Finishing the Process
Once your transition stage is complete and you are ready to apply for certification for the fields you have transitioned, you need to take a few more steps:
- Submit your application to the certifier you have chosen. The application commonly includes a questionnaire about your organic farm plan. You will have to provide details about your entire farming operation.
- Pay an application fee. A base fee of several hundred dollars is usually charged for each certification. A user fee may also be charged on a per-acre basis or a percentage of sales revenue.
- An inspector will be assigned to complete an on-farm inspection. The purpose of the inspection is to verify that you are operating according to your organic plan and that you are in compliance with the organic standards. The inspector will check your fields, machinery, buildings, buffer zones, use of adjoining land, and contamination/commingling risks. She or he will also check all of your farm records. Once the inspection is completed, you and the inspector will sign an affidavit. The inspector will review all areas of noncompliance and give you a report.
- The farm plan and inspector’s report are submitted to the certifying agency or organization to be reviewed by their certification committee.
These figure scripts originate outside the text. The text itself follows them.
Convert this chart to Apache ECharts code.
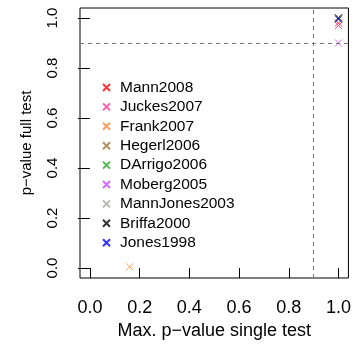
<!DOCTYPE html>
<html>
<head>
<meta charset="utf-8">
<script src="https://cdn.jsdelivr.net/npm/echarts@6/dist/echarts.min.js"></script>
<style>
html, body { margin: 0; padding: 0; background: #fff; }
#chart { width: 354px; height: 348px; }
</style>
</head>
<body>
<div id="chart"></div>
<script>
// reconstructions, in legend order
var names = ['Mann2008', 'Juckes2007', 'Frank2007', 'Hegerl2006', 'DArrigo2006',
             'Moberg2005', 'MannJones2003', 'Briffa2000', 'Jones1998'];
var colors = ['#ff0000', '#ff3399', '#ff8833', '#a07830', '#22aa22',
              '#cc44ff', '#a8a498', '#000000', '#0000ff'];
// max p-value single test
var xValues = [1.0, 1.0, 0.16, 1.0, 1.0, 1.0, 1.0, 1.0, 1.0];
// p-value full test
var yValues = [0.98, 0.97, 0.005, 1.0, 1.0, 0.9, 1.0, 1.0, 0.995];
var ticks = [0, 0.2, 0.4, 0.6, 0.8, 1.0];
var cutoff = 0.9;

var cross = 'path://M0,0L10,10M10,0L0,10';
var font = 'Liberation Sans, Arial, sans-serif';

var series = names.map(function (n, i) {
    return {
        name: n,
        type: 'scatter',
        symbol: cross,
        symbolSize: 7,
        clip: false,
        itemStyle: { color: 'none', borderColor: colors[i], borderWidth: 1 },
        data: [[xValues[i], yValues[i]]]
    };
});
// dashed reference lines at the cutoff
series.push({
    type: 'line',
    data: [],
    silent: true,
    markLine: {
        symbol: 'none',
        silent: true,
        label: { show: false },
        lineStyle: { color: '#777', type: [4, 4], width: 1 },
        data: [{ xAxis: cutoff }, { yAxis: cutoff }]
    }
});

var myChart = echarts.init(document.getElementById('chart'));
var option = {
    animation: false,
    grid: {
        left: 80, right: 4, top: 8, bottom: 70,
        show: true, borderColor: '#000', borderWidth: 1
    },
    legend: {
        orient: 'vertical',
        left: 95.5, top: 74.5,
        itemWidth: 7, itemHeight: 7,
        itemGap: 3.4,
        data: names,
        textStyle: { fontFamily: font, fontSize: 15.5, color: '#000', lineHeight: 15, padding: [0, 0, 0, 5] }
    },
    xAxis: {
        type: 'value',
        min: -0.04, max: 1.04,
        name: 'Max. p\u2212value single test',
        nameLocation: 'middle',
        nameGap: 44,
        nameMoveOverlap: false,
        nameTextStyle: { fontFamily: font, fontSize: 18, color: '#000' },
        splitLine: { show: false },
        axisLine: { show: false },
        axisTick: { show: true, length: 10, customValues: ticks, lineStyle: { color: '#000' } },
        axisLabel: {
            customValues: ticks, margin: 21.5,
            fontFamily: font, fontSize: 18, color: '#000',
            formatter: function (v) { return v.toFixed(1); }
        }
    },
    yAxis: {
        type: 'value',
        min: -0.04, max: 1.04,
        name: 'p\u2212value full test',
        nameLocation: 'middle',
        nameGap: 46,
        nameMoveOverlap: false,
        nameTextStyle: { fontFamily: font, fontSize: 15, color: '#000' },
        splitLine: { show: false },
        axisLine: { show: false },
        axisTick: { show: true, length: 12, customValues: ticks, lineStyle: { color: '#000' } },
        axisLabel: {
            customValues: ticks, margin: 27, rotate: 90,
            align: 'center', verticalAlign: 'middle',
            fontFamily: font, fontSize: 15, color: '#000',
            formatter: function (v) { return v.toFixed(1); }
        }
    },
    series: series
};
myChart.setOption(option);
</script>
</body>
</html>
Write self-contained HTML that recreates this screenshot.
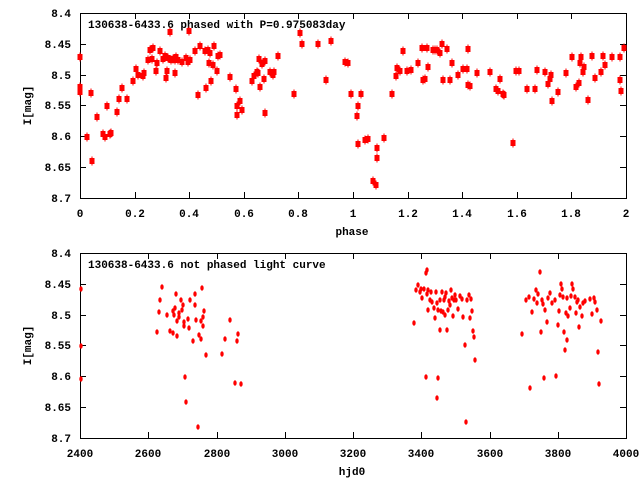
<!DOCTYPE html>
<html><head><meta charset="utf-8"><style>
html,body{margin:0;padding:0;background:#fff;}
svg{display:block;font-family:"Liberation Mono","DejaVu Sans Mono",monospace;font-weight:bold;font-size:11px;}
</style></head><body>
<svg id="s" width="640" height="480" xmlns="http://www.w3.org/2000/svg"></svg>
<script>
const s=document.getElementById('s');let h='';
function frame(L,T,R,B,xt,yt,title,xl){
 h+=`<rect x="${L}.5" y="${T}.5" width="${R-L}" height="${B-T}" fill="none" stroke="#000"/>`;
 xt.forEach(([v,x])=>{h+=`<line x1="${x}.5" y1="${T}" x2="${x}.5" y2="${T+6}" stroke="#000"/><line x1="${x}.5" y1="${B}" x2="${x}.5" y2="${B-6}" stroke="#000"/><text x="${x}" y="${B+19}" text-anchor="middle">${v}</text>`;});
 yt.forEach(([v,y])=>{h+=`<line x1="${L}" y1="${y}.5" x2="${L+6}" y2="${y}.5" stroke="#000"/><line x1="${R}" y1="${y}.5" x2="${R-6}" y2="${y}.5" stroke="#000"/><text x="71" y="${y+4}" text-anchor="end">${v}</text>`;});
 h+=`<text x="88" y="${T+15}">${title}</text>`;
 h+=`<text x="352" y="${B+37}" text-anchor="middle">${xl}</text>`;
 h+=`<text transform="translate(31,${(T+B)/2}) rotate(-90)" text-anchor="middle">I[mag]</text>`;
}
const ylab=['8.4','8.45','8.5','8.55','8.6','8.65','8.7'];
let xt1=[],yt1=[],xt2=[],yt2=[];
for(let i=0;i<=10;i++)xt1.push([i%5==0?(i/5).toString():(i/5).toFixed(1),Math.round(80+i*54.6)]);
for(let i=0;i<7;i++){yt1.push([ylab[i],Math.round(13+i*30.83)]);yt2.push([ylab[i],Math.round(253+i*30.83)]);}
for(let i=0;i<=8;i++)xt2.push([2400+i*200,Math.round(80+i*68.25)]);
frame(80,13,626,198,xt1,yt1,'130638-6433.6 phased with P=0.975083day','phase');
frame(80,253,626,438,xt2,yt2,'130638-6433.6 not phased light curve','hjd0');
const p1=[[80,57],[80,87],[80,92],[87,137],[92,161],[91,93],[97,117],[103,134],[105,137],[107,106],[110,134],[111,133],[117,112],[119,99],[122,88],[127,99],[133,81],[136,69],[138,75],[143,76],[144,73],[148,60],[150,50],[152,59],[153,48],[156,71],[157,63],[160,51],[163,59],[165,56],[166,78],[167,71],[168,58],[170,32],[171,60],[173,59],[175,60],[175,73],[176,57],[178,60],[182,62],[186,58],[188,62],[189,31],[190,60],[195,51],[198,95],[200,46],[205,51],[206,88],[208,50],[209,63],[210,53],[211,81],[213,65],[214,46],[217,71],[218,56],[220,55],[230,77],[236,89],[237,106],[237,115],[240,101],[242,110],[252,81],[254,76],[257,72],[258,73],[259,59],[260,87],[262,64],[264,79],[265,61],[265,113],[270,72],[273,75],[274,72],[278,56],[294,94],[300,33],[302,44],[318,44],[326,80],[331,41],[345,62],[348,63],[351,94],[357,116],[358,144],[358,106],[361,94],[365,140],[368,139],[373,181],[376,185],[377,148],[377,158],[384,138],[392,94],[396,76],[397,68],[400,71],[403,51],[407,71],[411,70],[418,63],[422,48],[423,80],[425,79],[427,48],[428,67],[433,50],[435,50],[437,50],[440,53],[442,44],[443,80],[447,49],[450,80],[452,63],[458,75],[463,69],[467,69],[468,49],[468,85],[470,86],[477,73],[490,72],[496,89],[498,91],[500,79],[503,94],[504,95],[513,143],[516,71],[519,71],[527,89],[535,89],[537,70],[545,72],[548,84],[551,75],[552,101],[550,79],[558,92],[566,73],[572,57],[576,87],[579,83],[580,63],[581,57],[583,72],[584,67],[588,100],[592,56],[595,78],[601,72],[603,56],[605,65],[612,57],[620,57],[620,80],[621,91],[624,48]];
p1.forEach(([x,y])=>{h+=`<rect x="${x-2.5}" y="${y-3}" width="5" height="6" fill="#f00"/><line x1="${x}" y1="${y-4.5}" x2="${x}" y2="${y+4.5}" stroke="#f00"/>`;});
const p2=[[81,289],[81,346],[81,379],[157,332],[159,312],[160,300],[162,287],[167,315],[170,331],[173,333],[173,311],[174,315],[175,308],[176,294],[177,321],[177,336],[179,317],[179,313],[181,300],[182,310],[183,305],[184,322],[184,326],[185,377],[186,402],[188,319],[189,328],[190,300],[193,341],[195,294],[195,305],[196,320],[198,427],[199,335],[201,339],[201,321],[202,288],[203,317],[203,326],[204,311],[206,355],[222,354],[225,339],[230,320],[235,383],[237,341],[238,334],[241,384],
[414,323],[416,290],[418,285],[420,292],[421,289],[422,298],[424,289],[426,273],[427,270],[427,294],[428,290],[428,310],[430,300],[431,292],[432,302],[434,308],[435,318],[436,292],[437,303],[438,310],[440,300],[440,330],[441,311],[442,292],[443,312],[444,300],[445,297],[446,293],[447,330],[448,310],[449,301],[450,305],[451,290],[452,298],[453,316],[454,300],[455,295],[456,300],[458,309],[460,296],[462,299],[463,317],[465,345],[467,300],[469,295],[470,318],[471,299],[472,311],[474,337],[475,360],[466,422],[426,377],[438,378],[437,398],[445,315],[473,331],
[522,334],[526,300],[529,297],[530,388],[532,312],[534,299],[536,290],[537,303],[538,294],[540,272],[541,332],[542,300],[543,304],[544,378],[545,310],[547,322],[548,298],[550,293],[552,303],[555,300],[556,376],[558,325],[559,311],[560,295],[561,284],[562,289],[563,297],[564,332],[565,350],[566,313],[567,340],[567,298],[568,316],[570,308],[571,296],[572,284],[573,289],[575,297],[576,313],[577,302],[578,300],[579,327],[580,307],[582,316],[583,303],[585,301],[590,299],[592,314],[594,298],[595,302],[597,310],[598,352],[599,384],[601,321]];
p2.forEach(([x,y])=>{h+=`<ellipse cx="${x}" cy="${y}" rx="1.7" ry="2.7" fill="#f00"/>`;});
s.innerHTML=h;
</script>
</body></html>
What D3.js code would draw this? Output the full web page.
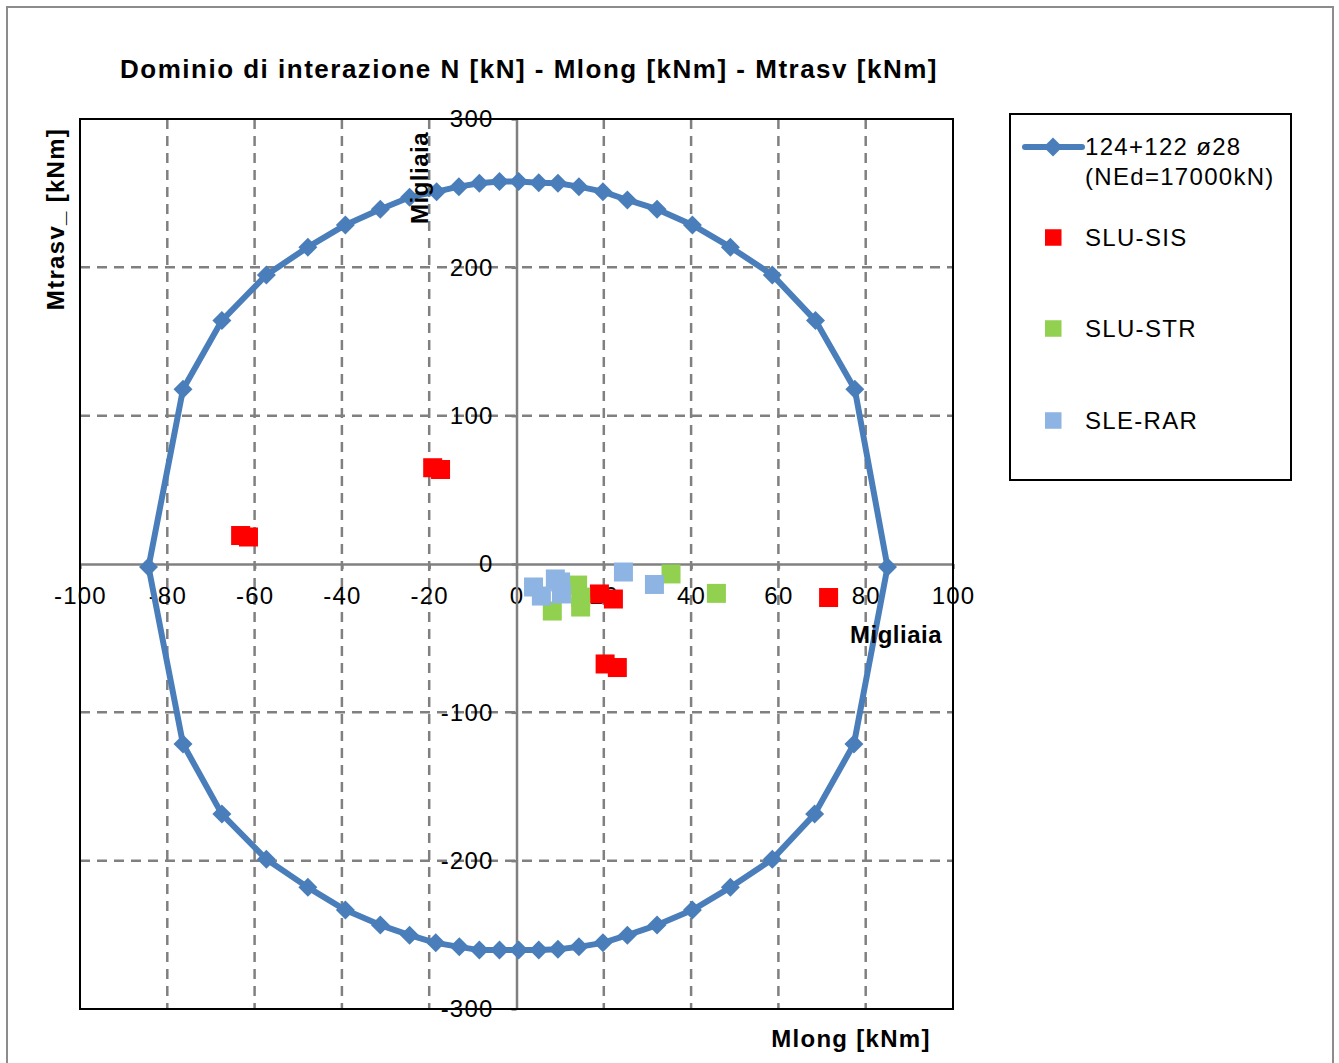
<!DOCTYPE html>
<html>
<head>
<meta charset="utf-8">
<script src="https://cdn.jsdelivr.net/npm/d3@7"></script>
<style>
  body { margin: 0; background: #fff; }
  svg text { font-family: "Liberation Sans", Arial, sans-serif; fill: #000; }
</style>
</head>
<body>
<svg id="chart" width="1339" height="1063"></svg>
<script>
// domain curve (Migliaia kNm)
const domainMlong = [85.0, 77.5, 68.5, 58.6, 49.0, 40.3, 32.2, 25.4, 19.8, 14.3, 9.5, 5.1, 0.5, -3.9, -8.5, -13.2, -18.3, -24.5, -31.2, -39.2, -47.8, -57.3, -67.5, -76.4, -84.3,
  -76.4, -67.5, -57.3, -47.8, -39.2, -31.2, -24.5, -18.5, -13.1, -8.5, -3.9, 0.5, 5.1, 9.5, 14.3, 19.8, 25.4, 32.2, 40.3, 49.0, 58.6, 68.3, 77.3, 85.0];
const domainMtrasv = [-2.0, 117.8, 164.1, 194.9, 213.6, 228.6, 239.2, 245.4, 251.0, 254.4, 256.7, 257.1, 257.8, 257.8, 256.7, 254.4, 251.0, 247.3, 239.2, 228.6, 213.6, 194.9, 164.1, 117.8, -2.0,
  -121.4, -168.6, -199.1, -218.0, -233.3, -243.4, -250.2, -255.4, -258.1, -260.3, -260.3, -260.3, -260.3, -259.8, -258.1, -255.4, -250.2, -243.4, -233.3, -218.0, -199.1, -168.6, -121.4, -2.0];

const sisMlong = [-19.2, -17.4, -63.2, -61.4, 19.0, 22.2, 20.3, 23.1, 71.5];
const sisMtrasv = [64.9, 63.7, 19.2, 18.2, -20.2, -23.6, -67.4, -69.8, -22.6];

const strMlong = [8.2, 14.0, 14.7, 14.7, 35.4, 45.8];
const strMtrasv = [-31.7, -14.2, -22.3, -29.0, -6.7, -19.8];

const rarMlong = [3.9, 5.7, 8.9, 10.1, 10.3, 24.5, 31.6];
const rarMtrasv = [-15.5, -21.6, -10.1, -12.1, -20.2, -5.4, -13.8];

const xTicks = [-100, -80, -60, -40, -20, 0, 20, 40, 60, 80, 100];
const yTicks = [-300, -200, -100, 0, 100, 200, 300];

const seriesNames = ["124+122 ø28", "SLU-SIS", "SLU-STR", "SLE-RAR"];
const colors = { line: "#4a7ebb", sis: "#ff0000", str: "#92d050", rar: "#8db4e2" };

const svg = d3.select("#chart");
const plot = { left: 80, right: 953, top: 119, bottom: 1009 };

const x = d3.scaleLinear().domain([-100, 100]).range([plot.left, plot.right]);
const y = d3.scaleLinear().domain([-300, 300]).range([plot.bottom, plot.top]);

svg.append("rect")
  .attr("x", 7).attr("y", 7)
  .attr("width", 1326).attr("height", 1070)
  .attr("fill", "#fff")
  .attr("stroke", "#8c8c8c")
  .attr("stroke-width", 2);

svg.append("text")
  .attr("x", 529).attr("y", 78)
  .attr("text-anchor", "middle")
  .style("font-size", "26px")
  .style("font-weight", "bold")
  .style("letter-spacing", "1.5px")
  .text("Dominio di interazione N [kN] - Mlong [kNm] - Mtrasv [kNm]");

// gridlines
const grid = svg.append("g")
  .attr("stroke", "#808080")
  .attr("stroke-width", 2.5)
  .attr("stroke-dasharray", "10,7");

grid.selectAll(".vgrid")
  .data(xTicks.filter(d => d !== 0 && Math.abs(d) !== 100))
  .enter()
  .append("line")
  .attr("x1", d => x(d)).attr("x2", d => x(d))
  .attr("y1", plot.top).attr("y2", plot.bottom);

grid.selectAll(".hgrid")
  .data(yTicks.filter(d => d !== 0 && Math.abs(d) !== 300))
  .enter()
  .append("line")
  .attr("x1", plot.left).attr("x2", plot.right)
  .attr("y1", d => y(d)).attr("y2", d => y(d));

// axes through the origin
const xAxis = svg.append("g")
  .attr("transform", "translate(0," + y(0) + ")")
  .call(d3.axisBottom(x).tickValues(xTicks).tickFormat(d => String(d))
    .tickSize(5).tickSizeOuter(0).tickPadding(18));

const yAxis = svg.append("g")
  .attr("transform", "translate(" + x(0) + ",0)")
  .call(d3.axisLeft(y).tickValues(yTicks).tickFormat(d => String(d))
    .tickSize(5).tickSizeOuter(0).tickPadding(18));

[xAxis, yAxis].forEach(a => {
  a.select(".domain").attr("stroke", "#808080").attr("stroke-width", 2.5);
  a.selectAll(".tick line").attr("stroke", "#808080").attr("stroke-width", 2.5);
  a.selectAll(".tick text")
    .attr("fill", "#000")
    .style("font-size", "24px")
    .style("font-family", "'Liberation Sans', Arial, sans-serif")
    .style("letter-spacing", "1.2px");
});

svg.append("rect")
  .attr("x", plot.left).attr("y", plot.top)
  .attr("width", plot.right - plot.left).attr("height", plot.bottom - plot.top)
  .attr("fill", "none")
  .attr("stroke", "#000")
  .attr("stroke-width", 2);

// domain curve
const domainPts = domainMlong.map((d, i) => [d, domainMtrasv[i]]);

svg.append("path")
  .datum(domainPts)
  .attr("fill", "none")
  .attr("stroke", colors.line)
  .attr("stroke-width", 6)
  .attr("stroke-linejoin", "round")
  .attr("d", d3.line().x(d => x(d[0])).y(d => y(d[1])));

const diamond = d3.symbol().type(d3.symbolDiamond2).size(230);

svg.append("g").selectAll("path")
  .data(domainPts.slice(0, -1))
  .enter()
  .append("path")
  .attr("transform", d => "translate(" + x(d[0]) + "," + y(d[1]) + ")")
  .attr("d", diamond)
  .attr("fill", colors.line);

// load combinations
function squares(xs, ys, color) {
  svg.append("g").selectAll("rect")
    .data(xs.map((d, i) => [d, ys[i]]))
    .enter()
    .append("rect")
    .attr("x", d => x(d[0]) - 9.5)
    .attr("y", d => y(d[1]) - 9.5)
    .attr("width", 19).attr("height", 19)
    .attr("fill", color);
}

squares(sisMlong, sisMtrasv, colors.sis);
squares(strMlong, strMtrasv, colors.str);
squares(rarMlong, rarMtrasv, colors.rar);

// axis titles
svg.append("text")
  .attr("transform", "translate(64,219) rotate(-90)")
  .attr("text-anchor", "middle")
  .style("font-size", "24px")
  .style("font-weight", "bold")
  .style("letter-spacing", "1.3px")
  .text("Mtrasv_ [kNm]");

svg.append("text")
  .attr("transform", "translate(428,178) rotate(-90)")
  .attr("text-anchor", "middle")
  .style("font-size", "24px")
  .style("font-weight", "bold")
  .style("letter-spacing", "0.5px")
  .text("Migliaia");

svg.append("text")
  .attr("x", 896).attr("y", 643)
  .attr("text-anchor", "middle")
  .style("font-size", "24px")
  .style("font-weight", "bold")
  .style("letter-spacing", "0.5px")
  .text("Migliaia");

svg.append("text")
  .attr("x", 851).attr("y", 1047)
  .attr("text-anchor", "middle")
  .style("font-size", "24px")
  .style("font-weight", "bold")
  .style("letter-spacing", "1.3px")
  .text("Mlong [kNm]");

// legend
const legend = svg.append("g");

legend.append("rect")
  .attr("x", 1010).attr("y", 114)
  .attr("width", 281).attr("height", 366)
  .attr("fill", "#fff")
  .attr("stroke", "#000")
  .attr("stroke-width", 2);

legend.append("line")
  .attr("x1", 1025).attr("x2", 1082)
  .attr("y1", 147).attr("y2", 147)
  .attr("stroke", colors.line)
  .attr("stroke-width", 6)
  .attr("stroke-linecap", "round");

legend.append("path")
  .attr("transform", "translate(1053,147)")
  .attr("d", diamond)
  .attr("fill", colors.line);

const legendText = legend.append("text")
  .attr("x", 1085).attr("y", 155)
  .style("font-size", "24px")
  .style("letter-spacing", "1.3px");
legendText.append("tspan").text(seriesNames[0]);
legendText.append("tspan").attr("x", 1085).attr("dy", 30).text("(NEd=17000kN)");

const legendItems = [
  { name: seriesNames[1], color: colors.sis, cy: 237.5 },
  { name: seriesNames[2], color: colors.str, cy: 328.5 },
  { name: seriesNames[3], color: colors.rar, cy: 420.5 }
];

legend.selectAll(".item")
  .data(legendItems)
  .enter()
  .append("rect")
  .attr("x", 1045).attr("y", d => d.cy - 8.25)
  .attr("width", 16.5).attr("height", 16.5)
  .attr("fill", d => d.color);

legend.selectAll(".label")
  .data(legendItems)
  .enter()
  .append("text")
  .attr("x", 1085).attr("y", d => d.cy + 8.5)
  .style("font-size", "24px")
  .style("letter-spacing", "1.3px")
  .text(d => d.name);
</script>
</body>
</html>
It is the certification committee that makes the final decision regarding certification. There are four possible outcomes from the final review—certification, request for more information, notification of noncompliance, or denial of certification. Notification of noncompliance is given when certification will be granted once the producer fixes problems identified in the review. If the certifier finds that a producer is clearly not going to be able to comply with the organic standards, a denial of certification will be issued.
- When certification is approved, you can begin marketing your farm products as organic, and your transition process will be complete.